# Stated task
Pictures in the data should be dropped; transcribe exactly the lines from the one that has "Convert this chart" through the one that has "import pandas as pd".

### Material provided ###

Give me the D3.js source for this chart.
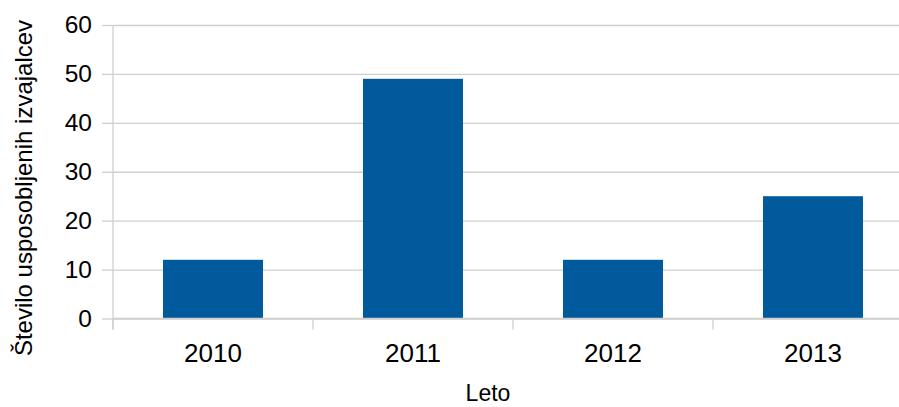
<!DOCTYPE html>
<html>
<head>
<meta charset="utf-8">
<script src="https://cdn.jsdelivr.net/npm/d3@7"></script>
<style>
  body { margin: 0; background: #fff; }
  svg { display: block; font-family: "Liberation Sans", Arial, sans-serif; }
</style>
</head>
<body>
<svg id="chart"></svg>
<script>
const years = ['2010', '2011', '2012', '2013'];
const counts = [12, 49, 12, 25];
const yTicks = [0, 10, 20, 30, 40, 50, 60];

const width = 899, height = 407;
const margin = {top: 25, left: 113};
const plotW = 800;
const plotH = 318.5 - margin.top;

const svg = d3.select('#chart')
    .attr('width', width)
    .attr('height', height);

const chart = svg.append('g')
    .attr('transform', `translate(${margin.left},${margin.top})`);

const x = d3.scaleBand()
    .domain(years)
    .range([0, plotW])
    .paddingInner(0.5)
    .paddingOuter(0.25);

const y = d3.scaleLinear()
    .domain([0, 60])
    .range([plotH, 0]);

// gridlines
chart.append('g')
    .attr('class', 'grid')
    .call(d3.axisLeft(y).tickValues(yTicks).tickSize(-plotW).tickFormat(''))
    .call(g => g.select('.domain').remove())
    .call(g => g.selectAll('line').attr('stroke', '#cfcfcf').attr('stroke-width', 1.3));

// y labels with outer stubs
chart.append('g')
    .attr('class', 'y-axis')
    .call(d3.axisLeft(y).tickValues(yTicks).tickSize(11).tickPadding(10))
    .call(g => g.select('.domain').remove())
    .call(g => g.selectAll('line').attr('stroke', '#cfcfcf').attr('stroke-width', 1.3))
    .call(g => g.selectAll('text')
        .attr('font-size', 24.5)
        .attr('fill', '#000')
        .attr('font-family', '"Liberation Sans", Arial, sans-serif'));

// bars
chart.selectAll('.bar')
    .data(years.map((d, i) => ({year: d, value: counts[i]})))
    .join('rect')
    .attr('class', 'bar')
    .attr('x', d => x(d.year))
    .attr('y', d => y(d.value))
    .attr('width', x.bandwidth())
    .attr('height', d => y(0) - y(d.value))
    .attr('fill', '#005a9b');

// x axis
const xAxisG = chart.append('g')
    .attr('class', 'x-axis')
    .attr('transform', `translate(0,${plotH})`)
    .call(d3.axisBottom(x).tickSize(0).tickPadding(25))
    .call(g => g.select('.domain').remove())
    .call(g => g.selectAll('text')
        .attr('font-size', 26)
        .attr('fill', '#000')
        .attr('font-family', '"Liberation Sans", Arial, sans-serif'));

// category boundary ticks
const bounds = years.map(d => x(d) - x.step() * x.paddingInner() / 2).concat([plotW]);
xAxisG.selectAll('.bound')
    .data(bounds)
    .join('line')
    .attr('class', 'bound')
    .attr('x1', d => d).attr('x2', d => d)
    .attr('y1', 0).attr('y2', 11)
    .attr('stroke', '#cfcfcf')
    .attr('stroke-width', 1.3);

// axis lines
chart.append('line')
    .attr('x1', 0).attr('x2', plotW)
    .attr('y1', y(0)).attr('y2', y(0))
    .attr('stroke', '#cfcfcf').attr('stroke-width', 1.3);
chart.append('line')
    .attr('x1', 0).attr('x2', 0)
    .attr('y1', 0).attr('y2', plotH + 11)
    .attr('stroke', '#cfcfcf').attr('stroke-width', 1.3);

// axis titles
svg.append('text')
    .attr('transform', 'translate(32,188) rotate(-90)')
    .attr('text-anchor', 'middle')
    .attr('font-size', 24)
    .text('Število usposobljenih izvajalcev');

svg.append('text')
    .attr('x', 488)
    .attr('y', 401)
    .attr('text-anchor', 'middle')
    .attr('font-size', 23)
    .text('Leto');
</script>
</body>
</html>
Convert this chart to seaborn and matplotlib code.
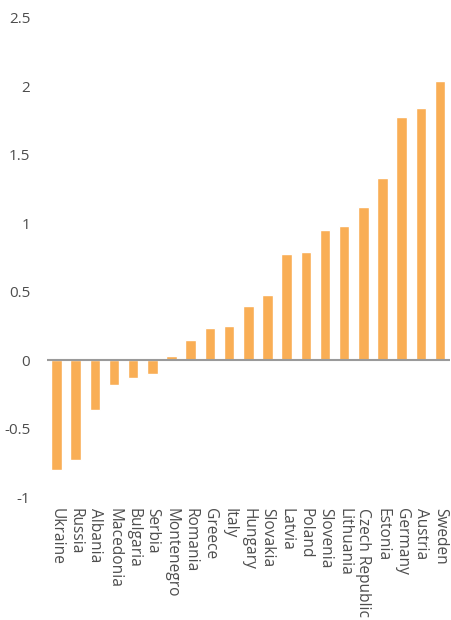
import matplotlib
matplotlib.use("Agg")
import matplotlib.pyplot as plt
import seaborn as sns
import pandas as pd

# ------------------------------------------------------------
# Data
# ------------------------------------------------------------
countries = ["Ukraine", "Russia", "Albania", "Macedonia", "Bulgaria", "Serbia",
             "Montenegro", "Romania", "Greece", "Italy", "Hungary", "Slovakia",
             "Latvia", "Poland", "Slovenia", "Lithuania", "Czech Republic",
             "Estonia", "Germany", "Austria", "Sweden"]
values = [-0.80, -0.725, -0.36, -0.18, -0.13, -0.10,
          0.03, 0.15, 0.235, 0.25, 0.40, 0.48,
          0.78, 0.79, 0.95, 0.98, 1.12,
          1.33, 1.78, 1.845, 2.04]
yticks = [-1, -0.5, 0, 0.5, 1, 1.5, 2, 2.5]
ytick_labels = ["-1", "-0.5", "0", "0.5", "1", "1.5", "2", "2.5"]

df = pd.DataFrame({"country": countries, "value": values})

sns.set_style("white")
plt.rcParams['font.family'] = ['Open Sans', 'DejaVu Sans']

fig = plt.figure(figsize=(4.51, 6.2), dpi=100)
ax = fig.add_axes([0.104, 0.198, 0.893, 0.773])

sns.barplot(data=df, x="country", y="value", color="#F9AE55",
            saturation=1, width=0.55, ax=ax)

ax.axhline(0, color="#9A9A9A", linewidth=1.5, zorder=3)
ax.set_ylim(-1, 2.5)
ax.set_xlim(-0.5, len(countries) - 0.5)
ax.set_yticks(yticks)
ax.set_yticklabels(ytick_labels)
ax.set_xlabel("")
ax.set_ylabel("")

for s in ax.spines.values():
    s.set_visible(False)

ax.tick_params(axis="y", length=0, labelsize=11, labelcolor="#4d4d4d", pad=12)
ax.tick_params(axis="x", length=0, labelsize=11.2, labelcolor="#4d4d4d", pad=8)
plt.setp(ax.get_xticklabels(), rotation=270, va="top", ha="center")

fig.savefig("out.png", dpi=100)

###

# Result of the exercise
Convert this chart to seaborn and matplotlib code.
import matplotlib
matplotlib.use("Agg")
import matplotlib.pyplot as plt
import seaborn as sns
import pandas as pd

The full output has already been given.